La parenté entre ce roman et son illustre prédécesseur est assumée jusque dans le titre. La structure de l'oeuvre, le choix de certains noms, et même deux phrases de citation (une au début et une à la fin de l'oeuvre, le prologue et l'épilogue étant non compris) s'inspirent aussi de Sa Majesté des Mouches. Les connaisseurs de l'oeuvre de Golding seront donc en terrain connu.

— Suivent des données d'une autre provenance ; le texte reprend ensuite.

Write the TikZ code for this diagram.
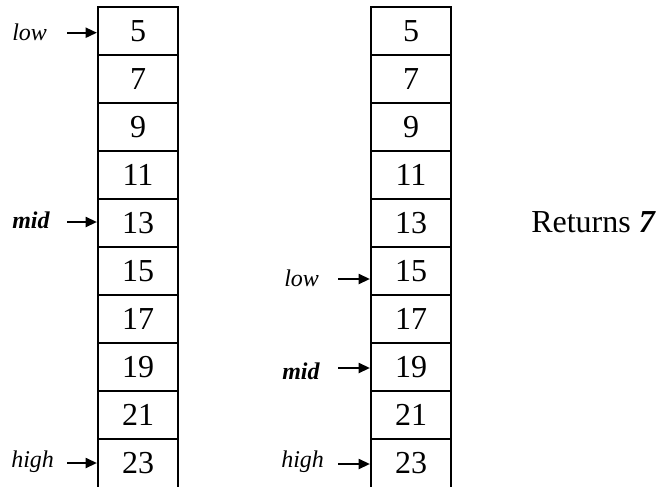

Les morts ne manquent pas dans cette histoire, même s'il n'y en a pas tant et même si les assassinats n'ont pas cette espèce de ritualité pour le moins effrayante de l'oeuvre originale.
Jean-Pierre Hubert fait en effet le choix de mettre de côté les concepts d'ordre spirituel qui transparaissent, dans l'oeuvre de Golding, à travers les fantasmes cauchemardesques des jeunes personnages. Il faut bien dire que les Arachnos constituent, en soi, une belle façon de cauchemarder sans avoir besoin d'en recourir à des fantômes et autres "bêtes". Le retournement final (avant épilogue) est d'ailleurs très, très bien trouvé, une belle réinterprétation - dans ce contexte angoissant - de la scène finale de Sa Majesté des Mouches. Moins convaincantes, à la limite, sont les scènes décrites dans le prologue et l'épilogue, passages sans équivalents dans l'oeuvre initiale. Mais ce n'est pas assez pour faire de ce livre un mauvais livre.
En fin de compte, un roman fort intéressant, qui se dévore en même pas deux heures, à mettre entre toutes les mains... même si je recommande d'avoir lu celui de Golding au préalable.
Commentaires
Ceci dit cette réécriture pique ma curiosité (j'en avais déjà lu une de Peter Pan par Fabrice Colin dans la même collection)
@Calenwen : merci, au fait, pour le tuyau, je vais me renseigner sur le livre dont tu parles. J'aime beaucoup le "Peter Pan" de James Matthew Barrie.